1. disembedded - January 20, 2011 at 04:18 am

The Chicago School for Professional Psychology was never an "outgrowth" of the for-profit Argosy University. The non-profit Chicago School was formed when a number of faculty from the for-profit Illinois School of Professional Psychology resigned from ISPP in the 1970's, a split that was largely related to the profit vs. non-profit issue. The for-profit ISPP later spawned the for-profit American Schools of Professional Psychology, which was then "swallowed" up by the for-profit Argosy University.

2. dburton - January 20, 2011 at 09:46 am

For non-profits to survive, they have had to become inventive and partner with for-profit corporations or spawn for-profit ventures--all under the non-profit umbrella.

In this financial climate of reduced budgets across education, every school (profit or non-profit)is seeking ways to gain revenue for the same reason--to stay alive. The IRS tax status does not make it any easier or harder What Keiser has done makes sense. They no longer pay taxes. Their students get access to increases $$ in state grants and the Keiser family gets paid for their university over the long run (think annuity payment to the family that in the long run could be much more than its current value)And the hassel about their tax status is gone. Basically they get to keep their cake and eat it too.

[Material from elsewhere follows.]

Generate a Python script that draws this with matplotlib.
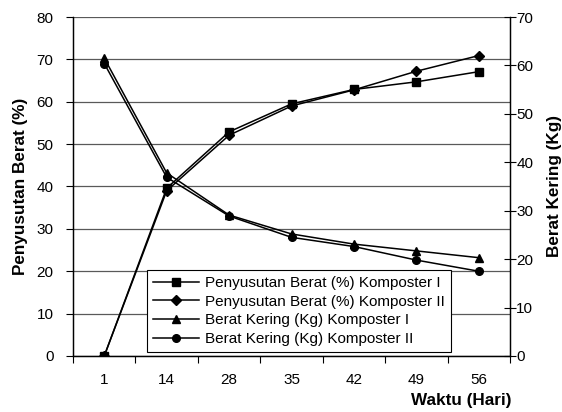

All across education, schools are becoming hybrid. non-profit K -12 charter schools owned by for-profit corporations providing them the majority of services. Your examples are just the tip of the ice berg. People need to understand that according the popular press more than a dozen non-profit major universities now own for-profit entities, whether it be publishing or research or other things.

3. betterschools - January 20, 2011 at 10:26 am

This general trend, should it accelerate, is a direct consequence of the unintelligent (and underhanded) way the feds characterized and attempted to solve nine of every two problems in the for-profits while ignoring comparable problems in the non-profits.